Some mornings, in the half-light of dawn, Leti saw hope for the future. But the hope was distant and far off. Maybe it wasn’t meant to be. Who knows?
At 29, he was dismayed by the accident the caused him to lose his leg. His other leg, however, worked fine and quickly learned to take up the slack. Learning to live without a leg is a lot easier than learning to live without a thumb, or memory. Alzheimers, he quipped, would be eminently more difficult. He said there were things he missed about having two legs. Like the ease at which he used to climb stairs or the free flowing way he and his friends played soccer. I guess it is no longer possible to kick the dog with only one leg. This idea of being without a limb was distressing and weirdly liberating.
One becomes less inwardly focused and more attuned to the needs of others. People with disabilities are more acutely aware of the world. A curb without a cut. Every bathroom, hotel room, sound room and clubroom that isn't accessible is an as apparent as the blasting horn from a passing freight train.
What you are less aware of, he reminded me, was the idea of limitations. Limitations, like skin color and race, morph into artificial barriers of the mind that enslave and encircle.
Leti has never planned this. I mean who really plans to lose a leg. When someone asks you on your 19th birthday, "So, what will you be doing at 25,” no one says: "Well, I'll be learning to get around with only one leg."
When Leti came home over to watch the Duke game, he asked me: "What do you think they did with my leg." I thought: "Medical waste," But I lied and said I didn’t know. He looked around and started to cry. My heart, at that moment went broke, sensing the humiliation that only an amputee knows intimately: " Nerves are not your friends,’ he said. “I mean--they are but they aren't'. They tell you when pleasure is approached and they warn you of pain. Yet, they also lie and tell you that your legs needs to scratched, or there is a sharp pain in the ankle. You know it isn't true because that leg is gone, burned to a crisp in a furnace hotter than a thousand July's.”

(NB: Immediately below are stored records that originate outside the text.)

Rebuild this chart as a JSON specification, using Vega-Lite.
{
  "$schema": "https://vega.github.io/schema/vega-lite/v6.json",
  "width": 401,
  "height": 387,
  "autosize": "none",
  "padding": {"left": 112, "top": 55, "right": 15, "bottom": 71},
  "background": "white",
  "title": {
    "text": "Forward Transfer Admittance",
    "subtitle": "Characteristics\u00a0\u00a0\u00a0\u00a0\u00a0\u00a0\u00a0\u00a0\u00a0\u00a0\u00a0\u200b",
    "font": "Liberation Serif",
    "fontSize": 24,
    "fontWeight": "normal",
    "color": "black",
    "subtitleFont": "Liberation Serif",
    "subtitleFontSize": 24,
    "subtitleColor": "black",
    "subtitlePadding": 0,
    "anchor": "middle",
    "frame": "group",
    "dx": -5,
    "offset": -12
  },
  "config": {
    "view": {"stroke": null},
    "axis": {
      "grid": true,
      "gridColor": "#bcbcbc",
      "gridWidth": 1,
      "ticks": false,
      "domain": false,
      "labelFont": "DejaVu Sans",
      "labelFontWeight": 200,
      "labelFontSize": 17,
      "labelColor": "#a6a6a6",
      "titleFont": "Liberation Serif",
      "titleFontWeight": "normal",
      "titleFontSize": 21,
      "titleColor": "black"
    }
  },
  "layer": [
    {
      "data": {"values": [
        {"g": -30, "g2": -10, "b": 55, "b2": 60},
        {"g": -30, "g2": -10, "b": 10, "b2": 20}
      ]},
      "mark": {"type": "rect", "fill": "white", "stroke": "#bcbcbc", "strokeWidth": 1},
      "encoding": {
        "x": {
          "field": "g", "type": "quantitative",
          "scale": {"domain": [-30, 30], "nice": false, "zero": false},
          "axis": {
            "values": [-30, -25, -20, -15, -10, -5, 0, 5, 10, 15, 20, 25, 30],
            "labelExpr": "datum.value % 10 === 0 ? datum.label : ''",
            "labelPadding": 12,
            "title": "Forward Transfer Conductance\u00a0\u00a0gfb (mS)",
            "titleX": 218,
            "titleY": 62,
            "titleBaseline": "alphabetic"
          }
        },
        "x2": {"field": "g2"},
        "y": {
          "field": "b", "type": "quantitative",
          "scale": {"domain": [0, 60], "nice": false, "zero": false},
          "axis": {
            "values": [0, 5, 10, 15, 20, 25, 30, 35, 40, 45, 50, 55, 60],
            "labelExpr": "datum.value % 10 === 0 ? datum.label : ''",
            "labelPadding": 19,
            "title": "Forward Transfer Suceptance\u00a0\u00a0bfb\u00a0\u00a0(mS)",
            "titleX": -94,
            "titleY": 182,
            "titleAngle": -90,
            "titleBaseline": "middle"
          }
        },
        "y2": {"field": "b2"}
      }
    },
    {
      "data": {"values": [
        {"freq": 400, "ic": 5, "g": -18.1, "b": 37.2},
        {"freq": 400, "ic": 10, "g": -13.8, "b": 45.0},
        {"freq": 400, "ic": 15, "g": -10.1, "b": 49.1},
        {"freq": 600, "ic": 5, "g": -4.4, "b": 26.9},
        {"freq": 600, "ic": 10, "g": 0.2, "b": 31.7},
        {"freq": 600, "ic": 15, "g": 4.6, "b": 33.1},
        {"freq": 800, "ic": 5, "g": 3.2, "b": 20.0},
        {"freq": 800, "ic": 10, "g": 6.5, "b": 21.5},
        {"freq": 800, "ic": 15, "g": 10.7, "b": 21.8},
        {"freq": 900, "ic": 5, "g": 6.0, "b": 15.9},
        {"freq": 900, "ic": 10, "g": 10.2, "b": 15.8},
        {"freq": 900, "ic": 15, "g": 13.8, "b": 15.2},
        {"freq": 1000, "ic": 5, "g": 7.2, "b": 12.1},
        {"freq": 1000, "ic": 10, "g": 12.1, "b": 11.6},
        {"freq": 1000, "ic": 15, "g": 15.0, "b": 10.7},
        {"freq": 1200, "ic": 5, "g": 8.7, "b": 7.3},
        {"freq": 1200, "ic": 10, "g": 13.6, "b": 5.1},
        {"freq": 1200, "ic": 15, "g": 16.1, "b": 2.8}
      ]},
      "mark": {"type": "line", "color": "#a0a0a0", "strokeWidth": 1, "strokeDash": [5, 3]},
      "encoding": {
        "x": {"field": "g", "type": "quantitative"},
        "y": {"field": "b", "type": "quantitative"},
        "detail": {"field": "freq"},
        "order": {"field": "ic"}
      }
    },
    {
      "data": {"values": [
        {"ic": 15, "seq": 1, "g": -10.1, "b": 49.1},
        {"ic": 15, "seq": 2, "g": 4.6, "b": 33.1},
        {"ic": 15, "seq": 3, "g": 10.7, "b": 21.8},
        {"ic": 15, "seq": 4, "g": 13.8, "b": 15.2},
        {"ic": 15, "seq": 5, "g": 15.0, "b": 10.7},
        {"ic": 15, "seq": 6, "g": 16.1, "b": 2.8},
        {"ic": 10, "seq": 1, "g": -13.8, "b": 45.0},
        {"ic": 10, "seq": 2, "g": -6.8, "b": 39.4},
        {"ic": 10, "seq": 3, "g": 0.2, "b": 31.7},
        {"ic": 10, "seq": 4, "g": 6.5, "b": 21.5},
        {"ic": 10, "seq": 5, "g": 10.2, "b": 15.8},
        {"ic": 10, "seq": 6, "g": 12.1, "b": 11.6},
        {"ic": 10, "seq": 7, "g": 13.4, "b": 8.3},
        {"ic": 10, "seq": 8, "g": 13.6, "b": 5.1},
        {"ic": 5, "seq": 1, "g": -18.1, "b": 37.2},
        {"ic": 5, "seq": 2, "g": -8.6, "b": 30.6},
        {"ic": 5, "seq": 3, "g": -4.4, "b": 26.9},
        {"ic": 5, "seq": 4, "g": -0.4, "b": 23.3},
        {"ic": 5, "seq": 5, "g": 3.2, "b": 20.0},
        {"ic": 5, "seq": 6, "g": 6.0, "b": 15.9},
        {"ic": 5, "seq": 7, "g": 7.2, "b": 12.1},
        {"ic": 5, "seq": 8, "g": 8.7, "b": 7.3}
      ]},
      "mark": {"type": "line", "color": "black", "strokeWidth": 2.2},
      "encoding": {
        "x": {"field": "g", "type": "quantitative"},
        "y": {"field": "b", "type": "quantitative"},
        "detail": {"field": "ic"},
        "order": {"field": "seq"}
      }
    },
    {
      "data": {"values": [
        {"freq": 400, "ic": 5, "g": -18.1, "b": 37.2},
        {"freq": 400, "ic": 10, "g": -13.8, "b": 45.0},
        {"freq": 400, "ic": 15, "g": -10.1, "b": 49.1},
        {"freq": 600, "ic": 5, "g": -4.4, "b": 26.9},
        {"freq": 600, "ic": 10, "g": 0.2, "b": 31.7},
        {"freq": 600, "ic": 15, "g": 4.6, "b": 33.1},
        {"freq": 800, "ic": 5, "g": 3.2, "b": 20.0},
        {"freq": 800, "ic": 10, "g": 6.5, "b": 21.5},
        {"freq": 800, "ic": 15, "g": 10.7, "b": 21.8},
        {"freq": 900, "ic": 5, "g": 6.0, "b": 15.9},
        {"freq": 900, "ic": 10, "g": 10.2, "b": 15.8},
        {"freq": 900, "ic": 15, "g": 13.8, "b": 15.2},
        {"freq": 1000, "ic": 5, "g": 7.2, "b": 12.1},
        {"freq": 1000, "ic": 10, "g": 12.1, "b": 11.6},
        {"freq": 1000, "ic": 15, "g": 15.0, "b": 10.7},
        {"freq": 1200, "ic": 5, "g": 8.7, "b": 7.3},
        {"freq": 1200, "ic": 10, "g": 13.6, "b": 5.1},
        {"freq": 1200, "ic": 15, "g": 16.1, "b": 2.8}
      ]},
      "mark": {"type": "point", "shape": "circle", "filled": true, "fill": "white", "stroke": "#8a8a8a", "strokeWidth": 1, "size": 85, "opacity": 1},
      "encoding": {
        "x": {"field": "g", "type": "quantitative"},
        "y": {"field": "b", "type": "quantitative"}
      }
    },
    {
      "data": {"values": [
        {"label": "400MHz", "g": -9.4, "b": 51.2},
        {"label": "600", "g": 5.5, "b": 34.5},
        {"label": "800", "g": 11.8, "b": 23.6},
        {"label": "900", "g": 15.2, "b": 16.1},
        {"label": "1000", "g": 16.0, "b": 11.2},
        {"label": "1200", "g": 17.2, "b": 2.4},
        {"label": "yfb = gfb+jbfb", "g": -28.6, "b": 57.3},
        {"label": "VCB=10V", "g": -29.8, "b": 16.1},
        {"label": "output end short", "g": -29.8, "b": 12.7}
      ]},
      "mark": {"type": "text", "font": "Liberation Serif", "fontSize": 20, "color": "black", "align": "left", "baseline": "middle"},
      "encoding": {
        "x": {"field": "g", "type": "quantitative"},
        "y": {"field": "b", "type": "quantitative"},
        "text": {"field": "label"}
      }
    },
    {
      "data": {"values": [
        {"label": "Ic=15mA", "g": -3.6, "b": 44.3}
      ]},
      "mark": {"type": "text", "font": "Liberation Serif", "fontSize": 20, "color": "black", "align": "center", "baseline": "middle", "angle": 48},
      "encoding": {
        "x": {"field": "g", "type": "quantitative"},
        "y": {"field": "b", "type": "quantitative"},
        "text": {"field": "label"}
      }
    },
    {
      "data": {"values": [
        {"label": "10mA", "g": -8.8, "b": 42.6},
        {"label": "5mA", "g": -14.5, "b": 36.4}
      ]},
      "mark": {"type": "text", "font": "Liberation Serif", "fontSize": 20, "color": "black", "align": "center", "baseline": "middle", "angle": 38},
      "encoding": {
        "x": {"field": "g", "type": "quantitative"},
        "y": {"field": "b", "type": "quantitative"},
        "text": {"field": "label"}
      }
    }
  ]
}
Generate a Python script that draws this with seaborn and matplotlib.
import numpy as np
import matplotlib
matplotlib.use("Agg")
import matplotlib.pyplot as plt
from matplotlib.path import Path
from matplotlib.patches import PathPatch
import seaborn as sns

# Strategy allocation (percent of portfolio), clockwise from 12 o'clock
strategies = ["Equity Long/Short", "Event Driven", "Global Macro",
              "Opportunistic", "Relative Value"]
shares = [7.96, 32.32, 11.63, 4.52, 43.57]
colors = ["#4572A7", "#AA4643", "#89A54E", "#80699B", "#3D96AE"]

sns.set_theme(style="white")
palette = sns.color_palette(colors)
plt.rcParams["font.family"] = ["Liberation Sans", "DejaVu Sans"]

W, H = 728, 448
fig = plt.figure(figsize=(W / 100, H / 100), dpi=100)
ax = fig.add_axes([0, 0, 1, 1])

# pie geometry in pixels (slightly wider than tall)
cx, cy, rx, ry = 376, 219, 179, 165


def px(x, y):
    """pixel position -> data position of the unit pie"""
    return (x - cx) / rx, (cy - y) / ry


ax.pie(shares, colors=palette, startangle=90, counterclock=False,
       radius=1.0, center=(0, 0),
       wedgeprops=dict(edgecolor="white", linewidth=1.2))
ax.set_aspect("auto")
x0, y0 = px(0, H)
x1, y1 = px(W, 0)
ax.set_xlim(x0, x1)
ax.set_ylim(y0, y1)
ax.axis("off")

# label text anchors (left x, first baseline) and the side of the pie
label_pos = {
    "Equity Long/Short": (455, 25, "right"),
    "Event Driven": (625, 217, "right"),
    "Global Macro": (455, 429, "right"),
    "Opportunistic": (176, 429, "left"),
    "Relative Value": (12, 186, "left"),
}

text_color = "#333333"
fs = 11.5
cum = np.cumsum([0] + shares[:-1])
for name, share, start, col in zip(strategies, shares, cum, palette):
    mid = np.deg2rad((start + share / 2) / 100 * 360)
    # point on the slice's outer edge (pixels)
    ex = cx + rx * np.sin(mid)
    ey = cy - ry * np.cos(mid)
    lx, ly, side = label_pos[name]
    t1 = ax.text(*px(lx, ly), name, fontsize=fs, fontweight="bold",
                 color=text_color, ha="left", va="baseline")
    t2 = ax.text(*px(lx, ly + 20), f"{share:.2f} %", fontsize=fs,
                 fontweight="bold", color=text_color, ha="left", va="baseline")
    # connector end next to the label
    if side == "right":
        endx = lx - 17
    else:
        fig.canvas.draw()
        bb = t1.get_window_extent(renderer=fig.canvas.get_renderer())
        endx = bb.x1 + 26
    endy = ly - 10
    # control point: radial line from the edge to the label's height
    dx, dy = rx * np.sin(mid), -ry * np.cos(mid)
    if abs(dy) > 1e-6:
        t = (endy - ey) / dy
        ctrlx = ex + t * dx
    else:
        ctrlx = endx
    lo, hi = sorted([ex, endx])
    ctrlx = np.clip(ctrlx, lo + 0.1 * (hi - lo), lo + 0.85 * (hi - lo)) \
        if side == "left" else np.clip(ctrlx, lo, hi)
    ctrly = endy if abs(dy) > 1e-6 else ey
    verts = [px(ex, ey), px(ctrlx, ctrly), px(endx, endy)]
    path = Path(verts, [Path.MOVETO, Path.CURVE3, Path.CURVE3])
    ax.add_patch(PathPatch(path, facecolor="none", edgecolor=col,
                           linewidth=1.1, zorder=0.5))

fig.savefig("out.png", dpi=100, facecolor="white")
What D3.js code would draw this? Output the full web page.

Yeah, I thought, nerves are a lot like people. They mean well, they try their best, but they often lie to you. They don’t mean to lie. Leti looked at me and asked it I was OK. His abrupt question interrupted my fog of dreaming. I looked up and saw the Blue Devils were down by nine points. I smiled and snapped back to reality. Life goes on, I thought. One chapter closes and another begins. And so it goes, even for those of us who have two legs.